Data provided>
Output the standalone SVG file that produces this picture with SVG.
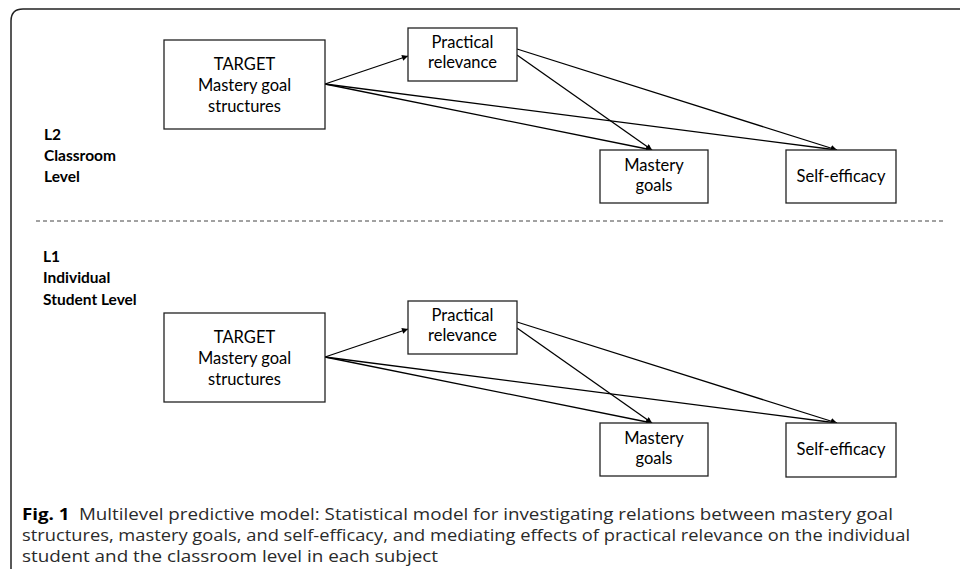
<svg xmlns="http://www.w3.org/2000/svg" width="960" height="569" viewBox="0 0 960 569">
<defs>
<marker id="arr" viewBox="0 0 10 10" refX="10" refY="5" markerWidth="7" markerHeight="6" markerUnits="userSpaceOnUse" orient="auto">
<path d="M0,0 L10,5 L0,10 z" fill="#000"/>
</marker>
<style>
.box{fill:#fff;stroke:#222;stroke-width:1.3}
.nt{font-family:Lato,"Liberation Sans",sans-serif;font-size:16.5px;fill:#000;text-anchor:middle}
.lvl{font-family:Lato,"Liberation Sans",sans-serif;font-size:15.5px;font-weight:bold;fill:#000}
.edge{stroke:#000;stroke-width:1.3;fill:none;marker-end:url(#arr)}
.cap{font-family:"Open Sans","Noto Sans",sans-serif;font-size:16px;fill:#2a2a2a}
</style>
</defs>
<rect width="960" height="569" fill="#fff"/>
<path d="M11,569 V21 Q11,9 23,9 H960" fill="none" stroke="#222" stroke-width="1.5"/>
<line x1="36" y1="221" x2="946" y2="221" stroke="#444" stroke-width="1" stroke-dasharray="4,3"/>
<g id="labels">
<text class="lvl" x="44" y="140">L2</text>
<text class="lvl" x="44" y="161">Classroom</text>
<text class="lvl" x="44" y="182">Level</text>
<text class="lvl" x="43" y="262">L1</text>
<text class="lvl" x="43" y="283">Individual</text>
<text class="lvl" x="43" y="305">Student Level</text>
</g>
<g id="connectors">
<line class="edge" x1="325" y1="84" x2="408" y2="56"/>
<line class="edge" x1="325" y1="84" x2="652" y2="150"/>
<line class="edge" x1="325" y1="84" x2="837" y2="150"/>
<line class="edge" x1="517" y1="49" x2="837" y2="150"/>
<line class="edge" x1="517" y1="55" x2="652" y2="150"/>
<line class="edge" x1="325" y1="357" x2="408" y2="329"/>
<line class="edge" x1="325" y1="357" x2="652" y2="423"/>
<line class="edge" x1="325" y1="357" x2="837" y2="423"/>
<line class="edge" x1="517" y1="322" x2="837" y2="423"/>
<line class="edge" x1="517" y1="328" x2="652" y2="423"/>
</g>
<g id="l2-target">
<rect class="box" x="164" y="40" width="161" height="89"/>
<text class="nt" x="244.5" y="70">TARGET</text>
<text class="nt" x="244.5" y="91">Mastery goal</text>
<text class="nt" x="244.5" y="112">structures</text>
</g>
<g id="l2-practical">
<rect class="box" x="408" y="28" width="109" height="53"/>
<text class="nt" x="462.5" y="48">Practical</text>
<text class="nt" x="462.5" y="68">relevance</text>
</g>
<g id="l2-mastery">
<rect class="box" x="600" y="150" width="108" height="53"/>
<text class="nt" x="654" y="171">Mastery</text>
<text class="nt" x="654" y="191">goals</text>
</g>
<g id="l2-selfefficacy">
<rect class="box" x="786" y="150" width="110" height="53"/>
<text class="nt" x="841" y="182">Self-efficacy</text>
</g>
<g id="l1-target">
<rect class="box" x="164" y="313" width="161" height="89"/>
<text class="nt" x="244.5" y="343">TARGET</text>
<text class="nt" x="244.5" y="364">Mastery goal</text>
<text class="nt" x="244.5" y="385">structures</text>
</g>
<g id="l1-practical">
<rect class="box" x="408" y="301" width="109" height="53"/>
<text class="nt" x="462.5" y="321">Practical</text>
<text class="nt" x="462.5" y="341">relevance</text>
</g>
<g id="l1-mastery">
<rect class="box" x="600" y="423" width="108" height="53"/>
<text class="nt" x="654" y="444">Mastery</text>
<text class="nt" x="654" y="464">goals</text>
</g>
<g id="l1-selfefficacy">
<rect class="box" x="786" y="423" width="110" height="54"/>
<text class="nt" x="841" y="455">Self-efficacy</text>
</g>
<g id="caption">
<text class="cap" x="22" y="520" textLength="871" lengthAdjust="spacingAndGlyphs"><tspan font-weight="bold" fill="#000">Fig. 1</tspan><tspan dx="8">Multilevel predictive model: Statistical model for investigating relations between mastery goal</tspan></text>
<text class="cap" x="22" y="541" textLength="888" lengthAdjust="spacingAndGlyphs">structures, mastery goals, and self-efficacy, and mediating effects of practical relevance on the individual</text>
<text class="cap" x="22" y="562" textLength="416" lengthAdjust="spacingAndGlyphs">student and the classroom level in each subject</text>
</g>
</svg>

Task requirements>
Make an exact copy of the data, leaving its pictures out.

Worked answer>
Output the standalone SVG file that produces this picture with SVG.
<svg xmlns="http://www.w3.org/2000/svg" width="960" height="569" viewBox="0 0 960 569">
<defs>
<marker id="arr" viewBox="0 0 10 10" refX="10" refY="5" markerWidth="7" markerHeight="6" markerUnits="userSpaceOnUse" orient="auto">
<path d="M0,0 L10,5 L0,10 z" fill="#000"/>
</marker>
<style>
.box{fill:#fff;stroke:#222;stroke-width:1.3}
.nt{font-family:Lato,"Liberation Sans",sans-serif;font-size:16.5px;fill:#000;text-anchor:middle}
.lvl{font-family:Lato,"Liberation Sans",sans-serif;font-size:15.5px;font-weight:bold;fill:#000}
.edge{stroke:#000;stroke-width:1.3;fill:none;marker-end:url(#arr)}
.cap{font-family:"Open Sans","Noto Sans",sans-serif;font-size:16px;fill:#2a2a2a}
</style>
</defs>
<rect width="960" height="569" fill="#fff"/>
<path d="M11,569 V21 Q11,9 23,9 H960" fill="none" stroke="#222" stroke-width="1.5"/>
<line x1="36" y1="221" x2="946" y2="221" stroke="#444" stroke-width="1" stroke-dasharray="4,3"/>
<g id="labels">
<text class="lvl" x="44" y="140">L2</text>
<text class="lvl" x="44" y="161">Classroom</text>
<text class="lvl" x="44" y="182">Level</text>
<text class="lvl" x="43" y="262">L1</text>
<text class="lvl" x="43" y="283">Individual</text>
<text class="lvl" x="43" y="305">Student Level</text>
</g>
<g id="connectors">
<line class="edge" x1="325" y1="84" x2="408" y2="56"/>
<line class="edge" x1="325" y1="84" x2="652" y2="150"/>
<line class="edge" x1="325" y1="84" x2="837" y2="150"/>
<line class="edge" x1="517" y1="49" x2="837" y2="150"/>
<line class="edge" x1="517" y1="55" x2="652" y2="150"/>
<line class="edge" x1="325" y1="357" x2="408" y2="329"/>
<line class="edge" x1="325" y1="357" x2="652" y2="423"/>
<line class="edge" x1="325" y1="357" x2="837" y2="423"/>
<line class="edge" x1="517" y1="322" x2="837" y2="423"/>
<line class="edge" x1="517" y1="328" x2="652" y2="423"/>
</g>
<g id="l2-target">
<rect class="box" x="164" y="40" width="161" height="89"/>
<text class="nt" x="244.5" y="70">TARGET</text>
<text class="nt" x="244.5" y="91">Mastery goal</text>
<text class="nt" x="244.5" y="112">structures</text>
</g>
<g id="l2-practical">
<rect class="box" x="408" y="28" width="109" height="53"/>
<text class="nt" x="462.5" y="48">Practical</text>
<text class="nt" x="462.5" y="68">relevance</text>
</g>
<g id="l2-mastery">
<rect class="box" x="600" y="150" width="108" height="53"/>
<text class="nt" x="654" y="171">Mastery</text>
<text class="nt" x="654" y="191">goals</text>
</g>
<g id="l2-selfefficacy">
<rect class="box" x="786" y="150" width="110" height="53"/>
<text class="nt" x="841" y="182">Self-efficacy</text>
</g>
<g id="l1-target">
<rect class="box" x="164" y="313" width="161" height="89"/>
<text class="nt" x="244.5" y="343">TARGET</text>
<text class="nt" x="244.5" y="364">Mastery goal</text>
<text class="nt" x="244.5" y="385">structures</text>
</g>
<g id="l1-practical">
<rect class="box" x="408" y="301" width="109" height="53"/>
<text class="nt" x="462.5" y="321">Practical</text>
<text class="nt" x="462.5" y="341">relevance</text>
</g>
<g id="l1-mastery">
<rect class="box" x="600" y="423" width="108" height="53"/>
<text class="nt" x="654" y="444">Mastery</text>
<text class="nt" x="654" y="464">goals</text>
</g>
<g id="l1-selfefficacy">
<rect class="box" x="786" y="423" width="110" height="54"/>
<text class="nt" x="841" y="455">Self-efficacy</text>
</g>
<g id="caption">
<text class="cap" x="22" y="520" textLength="871" lengthAdjust="spacingAndGlyphs"><tspan font-weight="bold" fill="#000">Fig. 1</tspan><tspan dx="8">Multilevel predictive model: Statistical model for investigating relations between mastery goal</tspan></text>
<text class="cap" x="22" y="541" textLength="888" lengthAdjust="spacingAndGlyphs">structures, mastery goals, and self-efficacy, and mediating effects of practical relevance on the individual</text>
<text class="cap" x="22" y="562" textLength="416" lengthAdjust="spacingAndGlyphs">student and the classroom level in each subject</text>
</g>
</svg>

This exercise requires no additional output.